Over two years he matured as we went through not only his life story, but what we knew of mum and dads, some of which was quite horrific and much worse than anything he had been through. By the end we were having very grown up conversations about drugs, alcohol and mental ill health.
Now, he feels sad about dad, that they no longer have contact. Mum is different, he has much less of a memory of her. I think he is mostly curious, he has asked to meet her, he wants her to see how well he is doing. I don't think his interest goes much further than that.
Sometimes he says to me he wishes his life could start again so he didn't have to be adopted, sometimes that comes from a place of wanting an intact and happy birth family, other times its because he wishes he was born to me.
I think on the whole he has made peace with it all.

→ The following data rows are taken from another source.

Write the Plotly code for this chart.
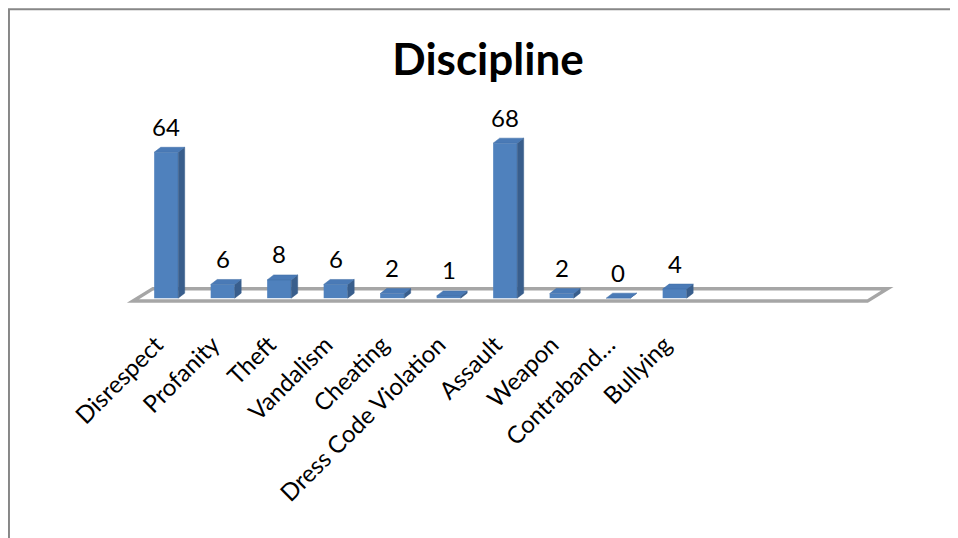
import plotly.graph_objects as go

# ---- data ----
categories = ["Disrespect", "Profanity", "Theft", "Vandalism", "Cheating",
              "Dress Code Violation", "Assault", "Weapon", "Contraband…", "Bullying"]
values = [64, 6, 8, 6, 2, 1, 68, 2, 0, 4]
title_text = "Discipline"

# ---- geometry / style (pixels, figure coordinates; page adds 8px body margin) ----
W, H = 958, 538
OFF = 8
SHIFT = 5              # bars sit slightly behind the floor front edge
SX = 56.5              # px per category
SY = 2.28              # px per value unit
XMIN, XMAX = -0.8, 12.9
YMIN, YMAX = -3, 90
X0PX = 133 + SHIFT - OFF            # pixel of x = -0.5
PX_LEFT = X0PX - (-0.5 - XMIN) * SX # pixel of XMIN
Y0PX = 298 - OFF                    # pixel of value 0

plot_w = (XMAX - XMIN) * SX
plot_top = Y0PX - YMAX * SY
plot_bot = Y0PX - YMIN * SY
plot_h = plot_bot - plot_top

FRONT = "#4F81BD"
SIDE = "#395E8C"
TOP = "#4A7AB6"
FLOOR = "#A6A6A6"
FONT = "Lato"

hw = 0.425 / 2              # half bar width (category units)
bdx = 6.5 / SX              # bar depth offset x
bdy = 5.0 / SY              # bar depth offset y
fdx = 20 / SX               # floor depth offset x
fdy = 12.5 / SY             # floor depth offset y
ffront = -1.3               # floor front edge (value units)
fshift = SHIFT / SX

xs = list(range(len(categories)))

fig = go.Figure()

# front faces
fig.add_trace(go.Bar(x=xs, y=values, width=2 * hw, marker=dict(color=FRONT, line=dict(width=0)),
                     hoverinfo="skip", showlegend=False))

# side faces and top faces computed from data
sx_, sy_, tx_, ty_ = [], [], [], []
for i, v in zip(xs, values):
    sx_ += [i + hw, i + hw + bdx, i + hw + bdx, i + hw, i + hw, None]
    sy_ += [0, bdy, v + bdy, v, 0, None]
    tx_ += [i - hw, i + hw, i + hw + bdx, i - hw + bdx, i - hw, None]
    ty_ += [v, v, v + bdy, v + bdy, v, None]
fig.add_trace(go.Scatter(x=sx_, y=sy_, mode="lines", fill="toself", fillcolor=SIDE,
                         line=dict(width=0.5, color=SIDE), hoverinfo="skip", showlegend=False))
fig.add_trace(go.Scatter(x=tx_, y=ty_, mode="lines", fill="toself", fillcolor=TOP,
                         line=dict(width=0.5, color="#3F6CA5"), hoverinfo="skip", showlegend=False))

# value labels
for i, v in zip(xs, values):
    fig.add_annotation(x=i, y=v + bdy, text=str(v), showarrow=False, yanchor="middle",
                       yshift=21, font=dict(family=FONT, size=24, color="black"))

# floor (below traces)
fx0, fx1 = -0.5 - fshift, 12.5 - fshift
path = (f"M {fx0},{ffront} L {fx1},{ffront} L {fx1 + fdx},{ffront + fdy} "
        f"L {fx0 + fdx},{ffront + fdy} Z")
fig.add_shape(type="path", path=path, xref="x", yref="y", layer="below",
              line=dict(color=FLOOR, width=3.5), fillcolor="white")

# chart border (left and top edges visible)
fig.add_shape(type="rect", xref="paper", yref="paper",
              x0=(1 - PX_LEFT) / plot_w, x1=2.0,
              y0=-2.0, y1=(plot_bot - 1) / plot_h,
              line=dict(color="#878787", width=2), layer="below")

fig.update_layout(
    width=W, height=H,
    margin=dict(l=PX_LEFT, r=W - PX_LEFT - plot_w, t=plot_top, b=H - plot_bot, pad=0),
    paper_bgcolor="white", plot_bgcolor="rgba(0,0,0,0)",
    title=dict(text=f"<b>{title_text}</b>", x=(488 - OFF) / W, xanchor="center", xref="container",
               y=1 - (60 - OFF) / H, yanchor="middle", yref="container",
               font=dict(family=FONT, size=44, color="black")),
    xaxis=dict(range=[XMIN, XMAX], tickvals=xs, ticktext=categories, tickangle=-45,
               ticks="", ticklabelstandoff=20, ticklabelshift=-10,
               showgrid=False, zeroline=False, showline=False,
               tickfont=dict(family=FONT, size=24, color="black")),
    yaxis=dict(range=[YMIN, YMAX], visible=False),
    showlegend=False,
)

fig.write_html("out.html")
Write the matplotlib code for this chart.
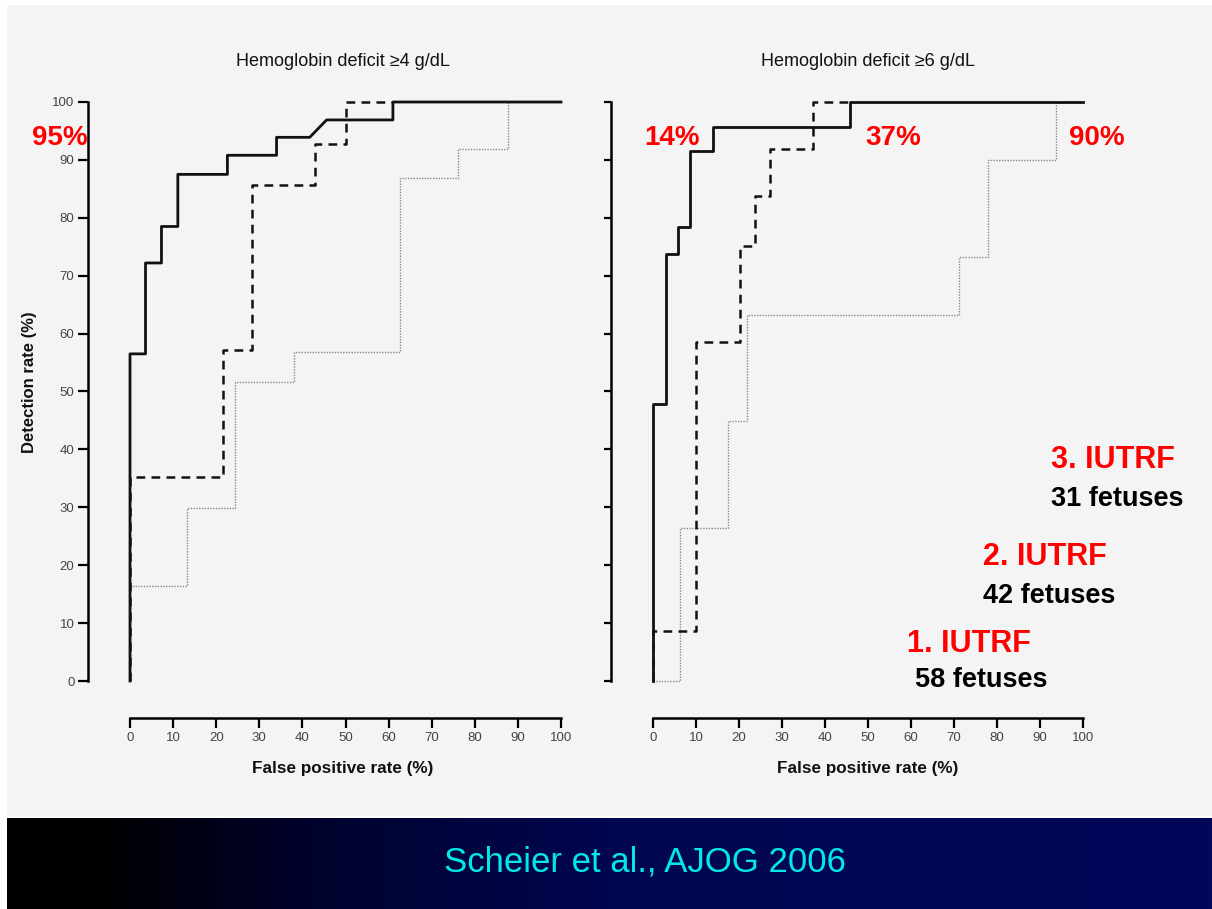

I've no doubt that when he does see them he will have a lot of questions for them. There is always a little undercurrent if sadness with him. But right now he is happy with life, he is a glass half full person, he lives in the moment and lives life to the full. He does what most 14 year olds do, he has friends, gets a lot of opportunities to do exciting things through scouts, he has just got his first job as a paper boy. He is doing ok and I'm very proud of him.

Andro Sun 30-Sep-18 13:57:30

We adopted our 2 after their parents were killed (car crash), we are family but the situation still has its challenges. Overall, they are glad we can keep their birth parents alive for them (they were wonderful people and dearly loved). DS has memories of his bio parents, he thinks he's lucky to have had "two awesome sets of parents when some children don't manage 1 awesome set". DD has no memories of her bio parents and goes through periods of being very angry that they were stolen from her - more of an issue as she hit the tween years - I think she sometimes experiences emotional conflict because she loves us but thinks it's a betrayal of her bio parents.

They've both had to work through complex emotions as they've grown up (One mid-teens one preteen), but I think it's been a little easier in some ways because they know that their parents are dead - there is a finality to the reason they were adopted and a clear narrative. I'm sure they'll have more feelings to work through as they continue to grow up.

They have a huge amount of animosity towards the driver who killed their parents!

Beebopdooowopdo Sun 30-Sep-18 14:24:57

Thank you both for sharing. I spend much of my time wondering what the tween and teen years hold for us. I teach teenagers so I dread it more in some ways!

OP’s posts: |
Yellowflowersgreengrass Sat 13-Oct-18 07:55:44

Such a shame this thread has hardly any responses, I would be interested to know too.

chocolatebrioche Tue 16-Oct-18 12:14:02

Our six year old has been with us for 6 months. Right now, he's really angry with his birth parents. He's making sense of what's happened, and the challenge for us is finding some positive things to say about them, whilst staying honest about his past.
He's a bright and switched-on little boy, and his challenging behaviour is really tough to deal with, but he is settling well and I feel like he will work through the anger with time.
It's great that he talks about it - we are surprised at how often he does talk about his BP. On a positive note, he says he feels good to be living with us, and he thinks his social worker found him the right forever family. He's also once said that he wishes he'd come from my tummy, not BM, which was pretty heart-breaking to hear.